The symbol of the commemoration will be one of the freight cars used to transport Jews to their deaths and which now stands directly in front of the main gate where they arrived in overcrowded cattle carriages under a sign that read Arbeit macht frei [Work sets you free].

Karen Pollock, Chief Executive of the Holocaust Educational Trust, told the Express: “This year, on Holocaust Memorial Day, we come together to mark 80 years since the liberation of the extermination and concentration camps of Europe. We remember the six million Jewish men, women, and children who were murdered by the Nazis and their collaborators and we honour those who survived and rebuilt their lives after enduring unimaginable horrors.

“The images and accounts that emerged at liberation revealed the full scale of the Nazis’ attempt to annihilate the Jewish people and this gave rise to the enduring call ‘Never Again.’ This phrase embodies the hope that the Holocaust would serve as a stark warning to future generations of the consequences of unchecked hatred and antisemitism.

“As we mark this significant anniversary, the lessons of the Holocaust remain as urgent as ever.
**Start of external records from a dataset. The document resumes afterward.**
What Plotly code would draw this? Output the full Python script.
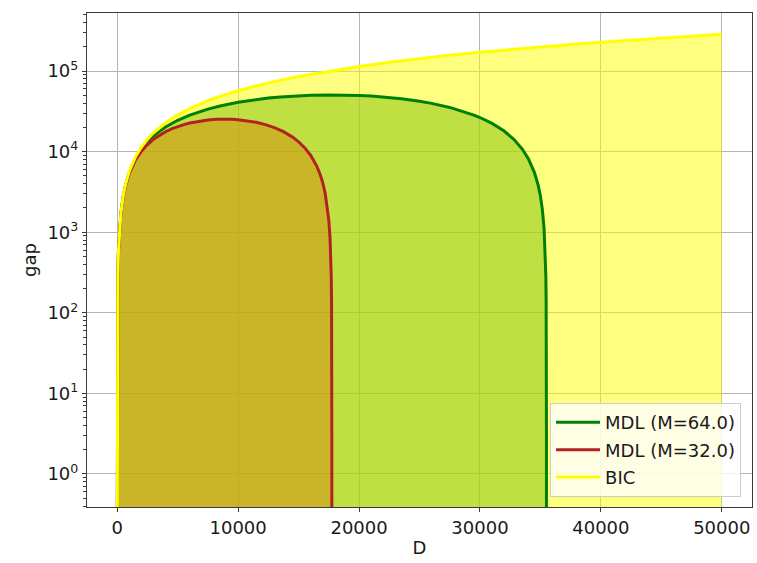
import plotly.graph_objects as go

# ---- data ----
D_bic = [0.01, 0.1, 1, 5, 20, 50, 100, 200, 300, 500, 700, 1000, 1500, 2000, 2500,
         3000, 4000, 5000, 6000, 7500, 8500, 10000, 12500, 15000, 17500, 20000,
         22500, 25000, 27500, 30000, 32500, 35000, 37500, 40000, 42500, 45000,
         47500, 50000]
gap_bic = [0.057, 0.57, 5.7, 28.5, 114, 285, 570, 1140, 1710, 2850, 3990, 5700,
           8550, 11400, 14250, 17100, 22800, 28500, 34200, 42750, 48450, 57000,
           71250, 85500, 99750, 114000, 128250, 142500, 156750, 171000, 185250,
           199500, 213750, 228000, 242250, 256500, 270750, 285000]

D_mdl64 = [0.01, 0.1, 1, 5, 20, 50, 100, 200, 300, 500,
           700, 1000, 1500, 2000, 2500, 3000, 4000, 5000, 6000, 7500,
           8500, 10000, 11000, 12500, 13500, 15000, 16000, 17500, 18500, 20000,
           21000, 22500, 23500, 25000, 26000, 27500, 28500, 29500, 30000, 31000,
           32000, 32800, 33500, 34000, 34500, 34800, 35000, 35150, 35300, 35400,
           35450, 35475, 35490, 35495, 35498, 35499, 35499.5, 35499.9, 35499.99]
gap_mdl64 = [0.057, 0.57, 5.7, 28.5, 114, 285, 568, 1134, 1696, 2810,
             3911, 5540, 8189, 10758, 13246, 15655, 20231, 24486, 28420, 33718,
             36849, 40944, 43272, 46162, 47687, 49373, 50096, 50577, 50497, 49775,
             48891, 46965, 45279, 42148, 39659, 35324, 32032, 28420, 26493, 22399,
             17983, 14219, 10758, 8189, 5540, 3911, 2810, 1975, 1134, 568,
             285, 142, 57, 28.5, 11.4, 5.7, 2.85, 0.57, 0.057]

D_mdl32 = [0.01, 0.1, 1, 5, 20, 50, 100, 200, 300, 500,
           700, 1000, 1500, 2000, 2500, 3000, 3500, 4000, 4500, 5000,
           5500, 6000, 6750, 7500, 8200, 8875, 9500, 10000, 10750, 11500,
           12250, 13000, 13750, 14500, 15000, 15500, 16000, 16500, 16800, 17000,
           17200, 17400, 17500, 17600, 17650, 17700, 17725, 17740, 17745, 17748,
           17749, 17749.5, 17749.9, 17749.99]
gap_mdl32 = [0.057, 0.57, 5.7, 28.5, 114, 284, 567, 1127, 1681, 2770,
             3833, 5379, 7828, 10116, 12243, 14210, 16016, 17662, 19147, 20472,
             21636, 22639, 23844, 24687, 25147, 25294, 25168, 24887, 24165, 23081,
             21636, 19830, 17662, 15133, 13246, 11199, 8992, 6623, 5125, 4094,
             3038, 1956, 1405, 848, 567, 284, 142, 57, 28.5, 11.4,
             5.7, 2.85, 0.57, 0.057]

names = ["MDL (M=64.0)", "MDL (M=32.0)", "BIC"]
x_ticks = [0, 10000, 20000, 30000, 40000, 50000]
y_ticks = [1, 10, 100, 1000, 10000, 100000]
y_tick_text = ["10<sup>0</sup>", "10<sup>1</sup>", "10<sup>2</sup>",
               "10<sup>3</sup>", "10<sup>4</sup>", "10<sup>5</sup>"]
FLOOR = 0.01

fig = go.Figure()


def fill_trace(xs, ys, color):
    return go.Scatter(x=list(xs) + [xs[-1], xs[0]], y=list(ys) + [FLOOR, FLOOR],
                      mode="none", fill="toself", fillcolor=color,
                      showlegend=False, hoverinfo="skip")


# fills (drawn first, semi-transparent so the grid shows through)
fig.add_trace(fill_trace(D_bic, gap_bic, "rgba(255,255,0,0.5)"))
fig.add_trace(fill_trace(D_mdl64, gap_mdl64, "rgba(129,191,8,0.5)"))
fig.add_trace(fill_trace(D_mdl32, gap_mdl32, "rgba(212,140,16,0.5)"))

# lines
fig.add_trace(go.Scatter(x=D_mdl64, y=gap_mdl64, mode="lines", name=names[0],
                         line=dict(color="#008000", width=3), legendgroup="a"))
fig.add_trace(go.Scatter(x=D_mdl32, y=gap_mdl32, mode="lines", name=names[1],
                         line=dict(color="#b22222", width=3), legendgroup="b"))
fig.add_trace(go.Scatter(x=D_bic, y=gap_bic, mode="lines", name=names[2],
                         line=dict(color="#ffff00", width=3), legendgroup="c"))

axis_common = dict(
    showline=True, linecolor="#3a3a3a", linewidth=1.2, mirror=True,
    ticks="outside", ticklen=4, tickcolor="#3a3a3a", tickwidth=1,
    showgrid=True, gridcolor="#b4b4b4", gridwidth=1, zeroline=False,
    tickfont=dict(size=18, color="#1a1a1a"), automargin=False,
)

fig.update_layout(
    width=757, height=563,
    margin=dict(l=87, r=5, t=13, b=56),
    paper_bgcolor="white", plot_bgcolor="white",
    font=dict(family="DejaVu Sans", size=18, color="#1a1a1a"),
    xaxis=dict(range=[-2500, 52500], tickvals=x_ticks,
               ticktext=[str(v) for v in x_ticks],
               title=dict(text="D", font=dict(size=18), standoff=4),
               **axis_common),
    yaxis=dict(type="log", range=[-0.41, 5.72], tickvals=y_ticks,
               ticktext=y_tick_text,
               title=dict(text="gap", font=dict(size=18), standoff=6),
               minor=dict(ticks="outside", ticklen=2.5, tickcolor="#3a3a3a", dtick="D1",
                          showgrid=False),
               **axis_common),
    legend=dict(x=0.9835, y=0.02, xanchor="right", yanchor="bottom",
                bgcolor="rgba(255,255,255,0.8)", bordercolor="#cccccc", borderwidth=1,
                font=dict(size=18, color="#1a1a1a"), tracegroupgap=1, itemwidth=44),
    showlegend=True,
)

fig.write_html("out.html", config={"displayModeBar": False},
               post_script="document.body.style.margin='0';document.body.style.padding='0';")
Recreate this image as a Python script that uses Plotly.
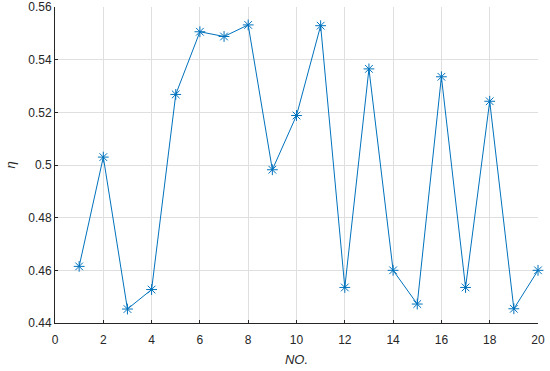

With survivors becoming fewer and more frail, and with antisemitism continuing to surge across the world – we must all commit to remembering [Holocaust] victims and must take action to ensure anti-Jewish racism is never again allowed to thrive.”

Dr Piotr Cywiński, director of the Auschwitz Museum, said: “Today, as we increasingly distance ourselves from the times of the Second World War, the imagination of young people struggles to comprehend the hell of crowded wagons. In such freight train cars, German Nazis brought people here. These wagons connected ghettos and hiding places with the Place of Death.”